> **THE TASK**: Drop the pictures, then extract the listing word for word.

> **RAW RECORDS**:
***

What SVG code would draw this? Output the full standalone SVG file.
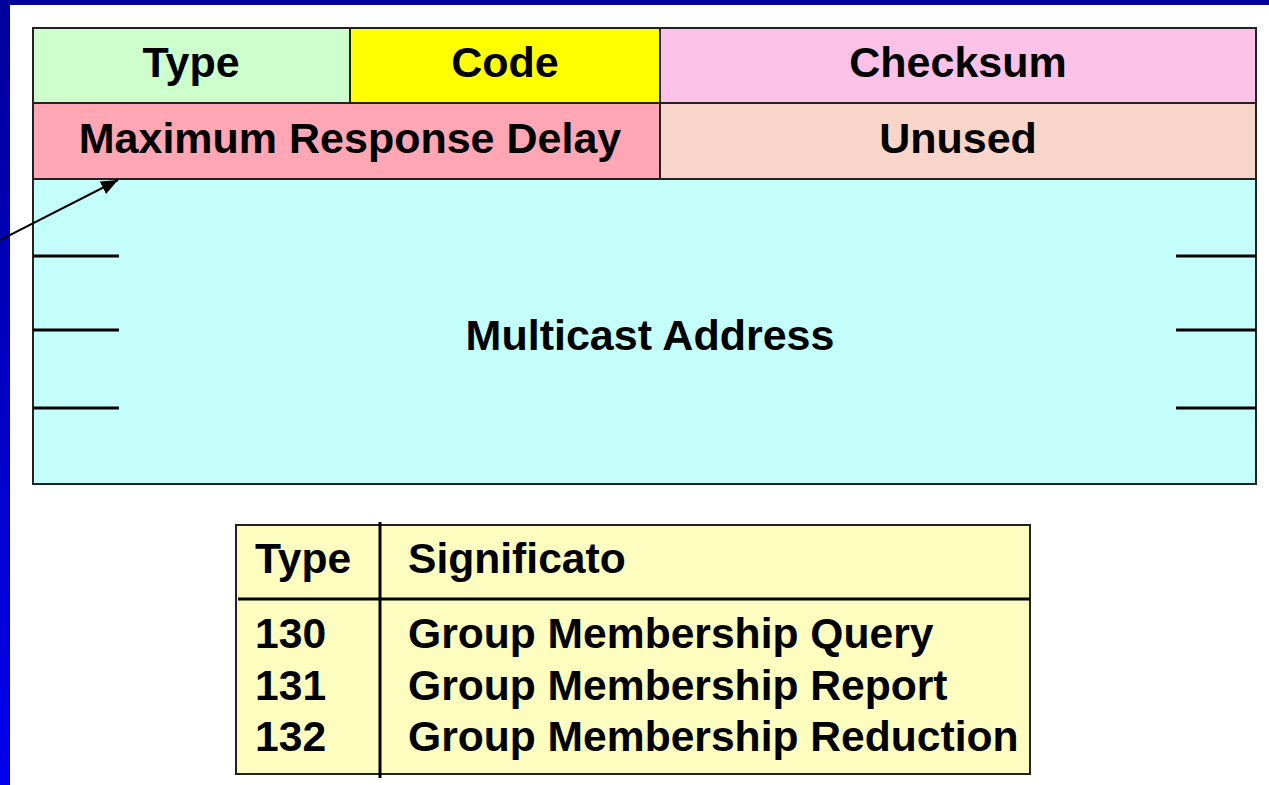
<svg xmlns="http://www.w3.org/2000/svg" width="1269" height="785" viewBox="0 0 1269 785">
  <defs>
    <linearGradient id="sideBand" x1="0" y1="0" x2="0" y2="1">
      <stop offset="0" stop-color="#00009a"/>
      <stop offset="1" stop-color="#0000ee"/>
    </linearGradient>
    <marker id="arrowHead" viewBox="0 0 17 14" refX="17" refY="7" markerWidth="17" markerHeight="14" markerUnits="userSpaceOnUse" orient="auto">
      <path d="M0,0 L17,7 L0,14 Z" fill="#000"/>
    </marker>
    <style>
      .lbl { font-family: "Liberation Sans", Arial, sans-serif; font-weight: bold; font-size: 43px; fill: #000; }
      .tbl { font-size: 42.6px; }
      .mid { text-anchor: middle; }
      .cell { stroke: #222; stroke-width: 2; }
      .tick { stroke: #000; stroke-width: 3; }
      .rule { stroke: #000; stroke-width: 3; }
    </style>
  </defs>

  <!-- page background and slide frame -->
  <rect x="0" y="0" width="1269" height="785" fill="#ffffff"/>
  <rect x="0" y="0" width="1269" height="5" fill="#000099"/>
  <rect x="0" y="0" width="10" height="785" fill="url(#sideBand)"/>

  <!-- header fields -->
  <g id="field-type">
    <rect class="cell" x="33" y="28" width="317" height="75" fill="#ccffcc"/>
    <text class="lbl mid" x="191" y="77">Type</text>
  </g>
  <g id="field-code">
    <rect class="cell" x="350" y="28" width="310" height="75" fill="#ffff00"/>
    <text class="lbl mid" x="505" y="77">Code</text>
  </g>
  <g id="field-checksum">
    <rect class="cell" x="660" y="28" width="596" height="75" fill="#fcc1e6"/>
    <text class="lbl mid" x="958" y="77">Checksum</text>
  </g>
  <g id="field-max-delay">
    <rect class="cell" x="33" y="103" width="627" height="76" fill="#ffa6b4"/>
    <text class="lbl mid" x="350" y="153">Maximum Response Delay</text>
  </g>
  <g id="field-unused">
    <rect class="cell" x="660" y="103" width="596" height="76" fill="#f9d4c8"/>
    <text class="lbl mid" x="958" y="153">Unused</text>
  </g>
  <g id="field-multicast">
    <rect class="cell" x="33" y="179" width="1223" height="305" fill="#c4fffb"/>
    <line class="tick" x1="33" y1="256" x2="119" y2="256"/>
    <line class="tick" x1="33" y1="330" x2="119" y2="330"/>
    <line class="tick" x1="33" y1="408" x2="119" y2="408"/>
    <line class="tick" x1="1176" y1="256" x2="1256" y2="256"/>
    <line class="tick" x1="1176" y1="330" x2="1256" y2="330"/>
    <line class="tick" x1="1176" y1="408" x2="1256" y2="408"/>
    <text class="lbl mid" x="650" y="350">Multicast Address</text>
  </g>

  <!-- type table -->
  <g id="type-table">
    <rect class="cell" x="236" y="525" width="794" height="249" fill="#fdfdc0" stroke-width="2.5"/>
    <line class="rule" x1="238" y1="599" x2="1030" y2="599"/>
    <line class="rule" x1="380" y1="522" x2="380" y2="778"/>
    <text class="lbl tbl" x="255" y="573">Type</text>
    <text class="lbl tbl" x="408" y="573">Significato</text>
    <text class="lbl tbl" x="255" y="648">130</text>
    <text class="lbl tbl" x="408" y="648">Group Membership Query</text>
    <text class="lbl tbl" x="255" y="700">131</text>
    <text class="lbl tbl" x="408" y="700">Group Membership Report</text>
    <text class="lbl tbl" x="255" y="751">132</text>
    <text class="lbl tbl" x="408" y="751">Group Membership Reduction</text>
  </g>

  <!-- connectors -->
  <g id="connectors">
    <line x1="0" y1="240" x2="118" y2="180" stroke="#000" stroke-width="2" marker-end="url(#arrowHead)"/>
  </g>
</svg>
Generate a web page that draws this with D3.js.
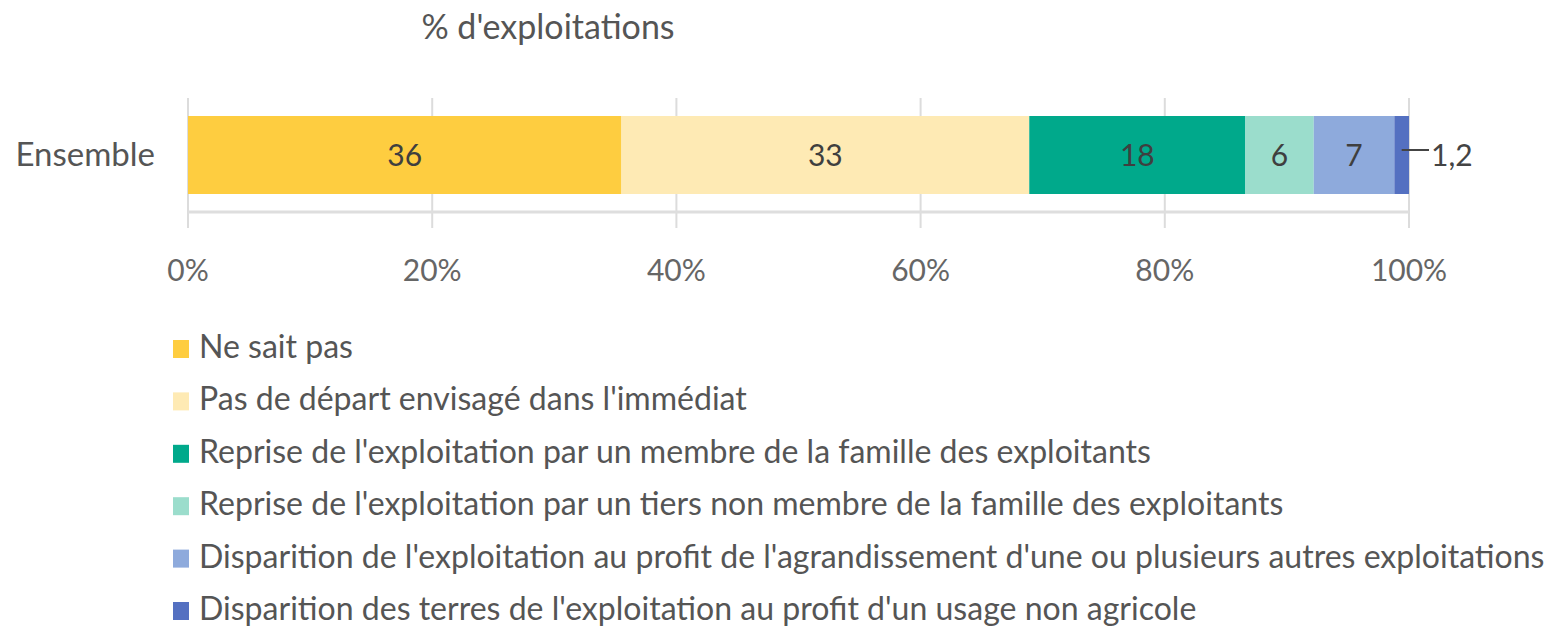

***

> **FINISHED TASK**:
What SVG code would draw this? Output the full standalone SVG file.
<svg xmlns="http://www.w3.org/2000/svg" width="1269" height="785" viewBox="0 0 1269 785">
  <defs>
    <linearGradient id="sideBand" x1="0" y1="0" x2="0" y2="1">
      <stop offset="0" stop-color="#00009a"/>
      <stop offset="1" stop-color="#0000ee"/>
    </linearGradient>
    <marker id="arrowHead" viewBox="0 0 17 14" refX="17" refY="7" markerWidth="17" markerHeight="14" markerUnits="userSpaceOnUse" orient="auto">
      <path d="M0,0 L17,7 L0,14 Z" fill="#000"/>
    </marker>
    <style>
      .lbl { font-family: "Liberation Sans", Arial, sans-serif; font-weight: bold; font-size: 43px; fill: #000; }
      .tbl { font-size: 42.6px; }
      .mid { text-anchor: middle; }
      .cell { stroke: #222; stroke-width: 2; }
      .tick { stroke: #000; stroke-width: 3; }
      .rule { stroke: #000; stroke-width: 3; }
    </style>
  </defs>

  <!-- page background and slide frame -->
  <rect x="0" y="0" width="1269" height="785" fill="#ffffff"/>
  <rect x="0" y="0" width="1269" height="5" fill="#000099"/>
  <rect x="0" y="0" width="10" height="785" fill="url(#sideBand)"/>

  <!-- header fields -->
  <g id="field-type">
    <rect class="cell" x="33" y="28" width="317" height="75" fill="#ccffcc"/>
    <text class="lbl mid" x="191" y="77">Type</text>
  </g>
  <g id="field-code">
    <rect class="cell" x="350" y="28" width="310" height="75" fill="#ffff00"/>
    <text class="lbl mid" x="505" y="77">Code</text>
  </g>
  <g id="field-checksum">
    <rect class="cell" x="660" y="28" width="596" height="75" fill="#fcc1e6"/>
    <text class="lbl mid" x="958" y="77">Checksum</text>
  </g>
  <g id="field-max-delay">
    <rect class="cell" x="33" y="103" width="627" height="76" fill="#ffa6b4"/>
    <text class="lbl mid" x="350" y="153">Maximum Response Delay</text>
  </g>
  <g id="field-unused">
    <rect class="cell" x="660" y="103" width="596" height="76" fill="#f9d4c8"/>
    <text class="lbl mid" x="958" y="153">Unused</text>
  </g>
  <g id="field-multicast">
    <rect class="cell" x="33" y="179" width="1223" height="305" fill="#c4fffb"/>
    <line class="tick" x1="33" y1="256" x2="119" y2="256"/>
    <line class="tick" x1="33" y1="330" x2="119" y2="330"/>
    <line class="tick" x1="33" y1="408" x2="119" y2="408"/>
    <line class="tick" x1="1176" y1="256" x2="1256" y2="256"/>
    <line class="tick" x1="1176" y1="330" x2="1256" y2="330"/>
    <line class="tick" x1="1176" y1="408" x2="1256" y2="408"/>
    <text class="lbl mid" x="650" y="350">Multicast Address</text>
  </g>

  <!-- type table -->
  <g id="type-table">
    <rect class="cell" x="236" y="525" width="794" height="249" fill="#fdfdc0" stroke-width="2.5"/>
    <line class="rule" x1="238" y1="599" x2="1030" y2="599"/>
    <line class="rule" x1="380" y1="522" x2="380" y2="778"/>
    <text class="lbl tbl" x="255" y="573">Type</text>
    <text class="lbl tbl" x="408" y="573">Significato</text>
    <text class="lbl tbl" x="255" y="648">130</text>
    <text class="lbl tbl" x="408" y="648">Group Membership Query</text>
    <text class="lbl tbl" x="255" y="700">131</text>
    <text class="lbl tbl" x="408" y="700">Group Membership Report</text>
    <text class="lbl tbl" x="255" y="751">132</text>
    <text class="lbl tbl" x="408" y="751">Group Membership Reduction</text>
  </g>

  <!-- connectors -->
  <g id="connectors">
    <line x1="0" y1="240" x2="118" y2="180" stroke="#000" stroke-width="2" marker-end="url(#arrowHead)"/>
  </g>
</svg>
Generate a web page that draws this with D3.js.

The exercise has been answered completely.